A more efficient way of computing the similarity of two documents is to compute the cosine similarity using the inverted indexes. Where the smaller the angle the better.

However doing this assumes that every word in the document has equal importance which is normally not true as if a term is frequent in a document but rare across other documents, it is probably more important for that document. There are multiple weighting schemes

Binary weights - Only presence (1) or absence (0) of a term recorded in vector
Raw frequency - The frequency of occurrence of term in document included in vector
TF/IDF (Term frequency / Inverse document frequency) - Provides high values for rare words and low values for common words by the term frequency being the frequency count of a term in the document and the inverse document frequency being the amount of information the word provides.

Vector quantisation is a lossy data compression technique. Given a set of vectors, a technique like K-Means clustering can be used to learn a fixed size set of representative vectors where the set of representation vectors is called a codebook. Vector quantisation achieves this by representing a vector by another approximate vector that is drawn from a pool of representative vectors. Each input vector is assigned to the closest vector from a pool.

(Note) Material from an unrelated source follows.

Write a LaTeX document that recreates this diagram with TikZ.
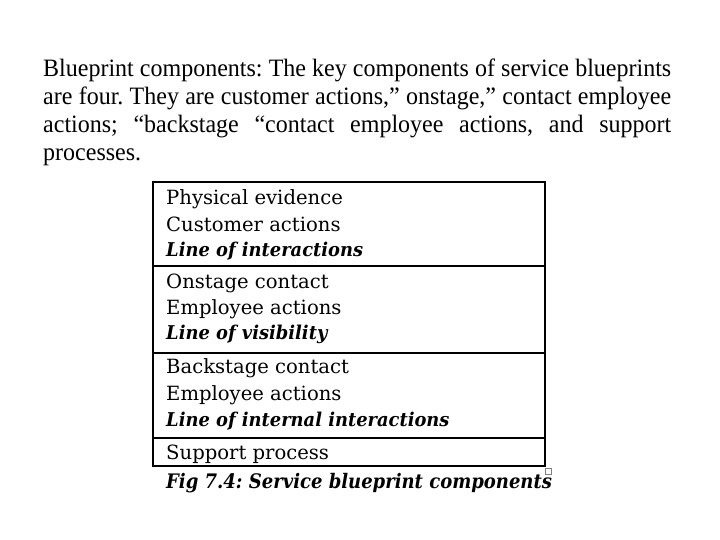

SIFT visual words use vector quantisation as a way of replacing each descriptor (interest point) by a representative vector known as a visual word. This is a way of simplifying a patch of pixels to a feature vector of a cluster.

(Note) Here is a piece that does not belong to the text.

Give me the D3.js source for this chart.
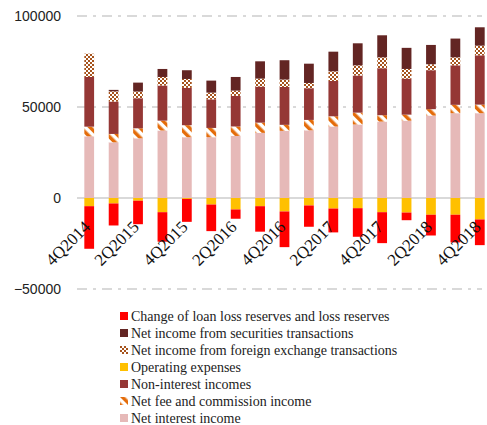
<!DOCTYPE html>
<html>
  <head>
    <meta charset="utf-8">
    <title>Bank income components</title>
    <script src="https://d3js.org/d3.v7.min.js"></script>
    <style>
      body { margin: 0; background: #fff; }
      .ytick { font-family: "Liberation Sans", Arial, sans-serif; font-size: 14px; fill: #222; }
      .xtick { font-family: "Liberation Serif", "DejaVu Serif", serif; font-size: 17px; fill: #111; }
      .legend text { font-family: "Liberation Serif", "DejaVu Serif", serif; font-size: 14px; fill: #222; }
    </style>
  </head>
  <body>
    <svg id="chart" width="487" height="425"></svg>
    <script>
      // quarters
      var quarters = ["4Q2014", "1Q2015", "2Q2015", "3Q2015", "4Q2015", "1Q2016", "2Q2016", "3Q2016",
        "4Q2016", "1Q2017", "2Q2017", "3Q2017", "4Q2017", "1Q2018", "2Q2018", "3Q2018", "4Q2018"];
      var shownLabels = ["4Q2014", "2Q2015", "4Q2015", "2Q2016", "4Q2016", "2Q2017", "4Q2017", "2Q2018", "4Q2018"];
      var yTicks = [-50000, 0, 50000, 100000];

      // positive parts, bottom to top
      var netInterest = [33900, 30600, 32800, 37100, 33400, 33400, 34100, 35800, 36900, 37200, 39300, 40400, 42000, 42500, 45300, 46600, 46600];
      var netFee = [5300, 4600, 5500, 5400, 6600, 5100, 5200, 5600, 3300, 5700, 5600, 6500, 3500, 3300, 3500, 4600, 4700];
      var nonInterest = [27300, 17800, 16500, 19300, 20500, 15700, 16800, 19800, 20800, 17400, 19400, 20400, 25800, 19800, 21400, 21700, 27100];
      var fxIncome = [12800, 5600, 3700, 4700, 4900, 3700, 2900, 4400, 4100, 2900, 5300, 5600, 6000, 5300, 3300, 4400, 5300];
      var securities = [0, 800, 4900, 4400, 4800, 6600, 7500, 9500, 10600, 10600, 10800, 12100, 12100, 11600, 10600, 10300, 10100];
      // negative parts, top to bottom
      var opExpenses = [4500, 3000, 1500, 7800, 500, 3600, 6300, 4500, 7400, 4100, 5800, 5600, 7800, 8000, 9200, 9200, 11800];
      var loanLoss = [23400, 12100, 12900, 16200, 12600, 14600, 5100, 14000, 19600, 11700, 13100, 15700, 17000, 4200, 11400, 15200, 14100];

      var posSeries = [
        { name: "Net interest income", values: netInterest, fill: "#e6b9b8" },
        { name: "Net fee and commission income", values: netFee, fill: "url(#feeHatch)" },
        { name: "Non-interest incomes", values: nonInterest, fill: "#953735" },
        { name: "Net income from foreign exchange transactions", values: fxIncome, fill: "url(#fxChecker)" },
        { name: "Net income from securities transactions", values: securities, fill: "#632523" }
      ];
      var negSeries = [
        { name: "Operating expenses", values: opExpenses, fill: "#ffc000" },
        { name: "Change of loan loss reserves and loss reserves", values: loanLoss, fill: "#ff0000" }
      ];
      var legendOrder = [
        "Change of loan loss reserves and loss reserves",
        "Net income from securities transactions",
        "Net income from foreign exchange transactions",
        "Operating expenses",
        "Non-interest incomes",
        "Net fee and commission income",
        "Net interest income"
      ];

      var svg = d3.select("#chart");
      var defs = svg.append("defs");

      // hatch for fee income
      var hatch = defs.append("pattern")
        .attr("id", "feeHatch")
        .attr("patternUnits", "userSpaceOnUse")
        .attr("width", 7).attr("height", 7)
        .attr("patternTransform", "rotate(-45)");
      hatch.append("rect").attr("width", 7).attr("height", 7).attr("fill", "#fff");
      hatch.append("rect").attr("width", 3.5).attr("height", 7).attr("fill", "#e46c0a");

      // checker for fx income
      var checker = defs.append("pattern")
        .attr("id", "fxChecker")
        .attr("patternUnits", "userSpaceOnUse")
        .attr("width", 4).attr("height", 4);
      checker.append("rect").attr("width", 4).attr("height", 4).attr("fill", "#fff");
      checker.append("rect").attr("width", 2).attr("height", 2).attr("fill", "#a6531c");
      checker.append("rect").attr("x", 2).attr("y", 2).attr("width", 2).attr("height", 2).attr("fill", "#a6531c");

      var x = d3.scaleBand()
        .domain(quarters)
        .range([77, 492])
        .paddingInner(0.6)
        .paddingOuter(0.3);
      var y = d3.scaleLinear()
        .domain([-50000, 100000])
        .range([289, 16]);

      // grid lines
      var grid = svg.append("g");
      grid.selectAll("line")
        .data(yTicks)
        .enter()
        .append("line")
          .attr("x1", 77)
          .attr("x2", 482)
          .attr("y1", function(d) { return y(d); })
          .attr("y2", function(d) { return y(d); })
          .attr("stroke", "#d9d9d9")
          .attr("stroke-width", 2)
          .attr("stroke-dasharray", function(d) { return d == 0 ? null : "10,6,3,6"; });

      // y labels
      var yAxis = d3.axisLeft(y)
        .tickValues(yTicks)
        .tickSize(0)
        .tickPadding(0)
        .tickFormat(d3.format("d"));
      var yAxisGroup = svg.append("g")
        .attr("transform", "translate(61, 0)")
        .call(yAxis);
      yAxisGroup.select(".domain").remove();
      yAxisGroup.selectAll("text")
        .attr("class", "ytick")
        .attr("font-family", null)
        .attr("font-size", null);

      // stacked bars
      var bars = svg.append("g");
      var posStack = d3.stack().keys(d3.range(posSeries.length))
        .value(function(i, k) { return posSeries[k].values[i]; })(d3.range(quarters.length));
      var negStack = d3.stack().keys(d3.range(negSeries.length))
        .value(function(i, k) { return -negSeries[k].values[i]; })
        .offset(d3.stackOffsetDiverging)(d3.range(quarters.length));

      function drawLayers(stacked, series) {
        bars.selectAll(null)
          .data(stacked)
          .enter()
          .append("g")
            .attr("fill", function(d) { return series[d.key].fill; })
          .selectAll("rect")
          .data(function(d) { return d; })
          .enter()
          .append("rect")
            .attr("x", function(d) { return x(quarters[d.data]); })
            .attr("width", x.bandwidth())
            .attr("y", function(d) { return y(Math.max(d[0], d[1])); })
            .attr("height", function(d) { return Math.abs(y(d[0]) - y(d[1])); });
      }
      drawLayers(posStack, posSeries);
      drawLayers(negStack, negSeries);

      // x labels
      var xAxisGroup = svg.append("g")
        .attr("transform", "translate(0, " + y(0) + ")")
        .call(d3.axisBottom(x).tickValues(shownLabels).tickSize(0));
      xAxisGroup.select(".domain").remove();
      xAxisGroup.selectAll("text")
        .attr("class", "xtick")
        .attr("font-family", null)
        .attr("font-size", null)
        .attr("text-anchor", "end")
        .attr("x", 0).attr("y", 0).attr("dy", 0)
        .attr("transform", "translate(2, 30) rotate(-45)");

      // legend
      var allSeries = posSeries.concat(negSeries);
      var legend = svg.append("g")
        .attr("class", "legend")
        .attr("transform", "translate(120, 312)");
      var items = legend.selectAll("g")
        .data(legendOrder)
        .enter()
        .append("g")
          .attr("transform", function(d, i) { return "translate(0, " + (i * 17) + ")"; });
      items.append("rect")
        .attr("width", 8)
        .attr("height", 8)
        .attr("fill", function(d) { return allSeries.find(function(s) { return s.name == d; }).fill; });
      items.append("text")
        .attr("x", 11)
        .attr("y", 8.5)
        .text(function(d) { return d; });
    </script>
  </body>
</html>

It is possible to create a histogram of bag of visual words by generating a codebook of all the visual words in the image. This is a way of aggregating a variable number of local descriptors into a fixed length vector and allows applying techniques for text retrieval to images.
An important key parameters in building visual word representation is the size of the codebook as if it is too small, all vectors look the same meaning that it is not distinctive enough. Too big and the same visual word might never appear across images meaning it is not too distinctive.